**SUPPLIED MATERIAL:**
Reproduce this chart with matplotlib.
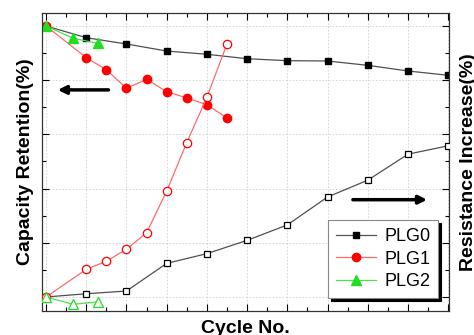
#### Imports ####
import matplotlib.pyplot as plt
from matplotlib.ticker import MultipleLocator

plt.rcParams['font.family'] = ['Liberation Sans', 'DejaVu Sans']

#### Data ####
cycles_plg0 = [0, 100, 200, 300, 400, 500, 600, 700, 800, 900, 1000]
cycles_plg1 = [0, 100, 150, 200, 250, 300, 350, 400, 450]
cycles_plg2 = [0, 67, 129]

# capacity retention (%), left axis
cap_plg0 = [100, 98.92, 98.34, 97.69, 97.39, 96.98, 96.80, 96.77, 96.37, 95.85, 95.45]
cap_plg1 = [100, 97.08, 95.97, 94.25, 95.08, 93.94, 93.36, 92.74, 91.51]
cap_plg2 = [100, 98.87, 98.40]

# resistance increase (%), right axis
res_plg0 = [0, 1.2, 2.2, 12.4, 16.0, 20.9, 26.6, 36.9, 43.1, 52.7, 55.8]
res_plg1 = [0, 10.2, 13.2, 17.6, 23.7, 39.1, 57.0, 73.7, 93.4]
res_plg2 = [0, -2.7, -1.8]

labels = ['PLG0', 'PLG1', 'PLG2']
line_colors = ['#505050', '#ff6a6a', '#4fe04f']
mark_colors = ['black', 'red', '#22dd22']
markers = ['s', 'o', '^']
msizes = [5, 6, 6.5]

#### Plot ####
fig = plt.figure(figsize=(4.74, 3.35), dpi=100)
ax = fig.add_axes([42 / 474, 24 / 335, 407 / 474, 298 / 335])
ax2 = ax.twinx()

cap_data = [(cycles_plg0, cap_plg0), (cycles_plg1, cap_plg1), (cycles_plg2, cap_plg2)]
res_data = [(cycles_plg0, res_plg0), (cycles_plg1, res_plg1), (cycles_plg2, res_plg2)]

handles = []
for i in range(3):
    # filled markers = capacity
    h, = ax.plot(cap_data[i][0], cap_data[i][1], color=line_colors[i], lw=0.9,
                 marker=markers[i], ms=msizes[i], mfc=mark_colors[i],
                 mec=mark_colors[i], label=labels[i], zorder=3)
    handles.append(h)
    # open markers = resistance
    ax2.plot(res_data[i][0], res_data[i][1], color=line_colors[i], lw=0.9,
             marker=markers[i], ms=msizes[i], mfc='white',
             mec=mark_colors[i], mew=0.9, zorder=3)

ax.set_xlim(-10, 1002)
ax.set_ylim(73.7, 101.2)
ax2.set_ylim(-5.17, 104.8)

ax.xaxis.set_major_locator(MultipleLocator(100))
ax.xaxis.set_minor_locator(MultipleLocator(50))
ax.yaxis.set_major_locator(MultipleLocator(5))
ax.yaxis.set_minor_locator(MultipleLocator(2.5))
ax2.yaxis.set_major_locator(MultipleLocator(20))
ax2.yaxis.set_minor_locator(MultipleLocator(10))

ax.tick_params(which='both', direction='in', top=True, labelleft=False,
               labelbottom=False, width=0.8)
ax.tick_params(which='major', length=5)
ax.tick_params(which='minor', length=3)
ax2.tick_params(which='both', direction='in', labelright=False, width=0.8)
ax2.tick_params(which='major', length=5)
ax2.tick_params(which='minor', length=3)

ax.grid(True, which='major', color='#d0d0d0', lw=0.6, ls=(0, (2, 2)))
ax.set_axisbelow(True)
for sp in ax2.spines.values():
    sp.set_color('#333333')

ax.set_xlabel('Cycle No.', fontsize=14, fontweight='bold')
ax.xaxis.set_label_coords(0.5, -0.03)
ax.set_ylabel('Capacity Retention(%)', fontsize=14, fontweight='bold')
ax.yaxis.set_label_coords(-0.02, 0.5)
ax2.set_ylabel('Resistance Increase(%)', fontsize=14, fontweight='bold')
ax2.yaxis.set_label_coords(1.026, 0.5)

# direction arrows
ax.annotate('', xy=(0.032, 0.742), xytext=(0.170, 0.742), xycoords='axes fraction',
            arrowprops=dict(arrowstyle='-|>', color='black', lw=2.5, mutation_scale=12))
ax.annotate('', xy=(0.953, 0.3735), xytext=(0.757, 0.3735), xycoords='axes fraction',
            arrowprops=dict(arrowstyle='-|>', color='black', lw=2.5, mutation_scale=12))

leg = ax2.legend(handles=handles, loc='lower left', bbox_to_anchor=(0.703, 0.043),
                 borderaxespad=0, fontsize=13, fancybox=False, framealpha=1,
                 edgecolor='#888888', handlelength=2.2, handletextpad=0.45,
                 labelspacing=0.3, borderpad=0.45,
                 shadow={'color': 'black', 'alpha': 1})
leg.get_frame().set_linewidth(0.8)

plt.savefig('out.png', dpi=100)
plt.close()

**THE EXERCISE:**
Counting only lines of the data above that hold "matplotlib", report the total and nothing else.

**EXERCISE ANSWER:**
3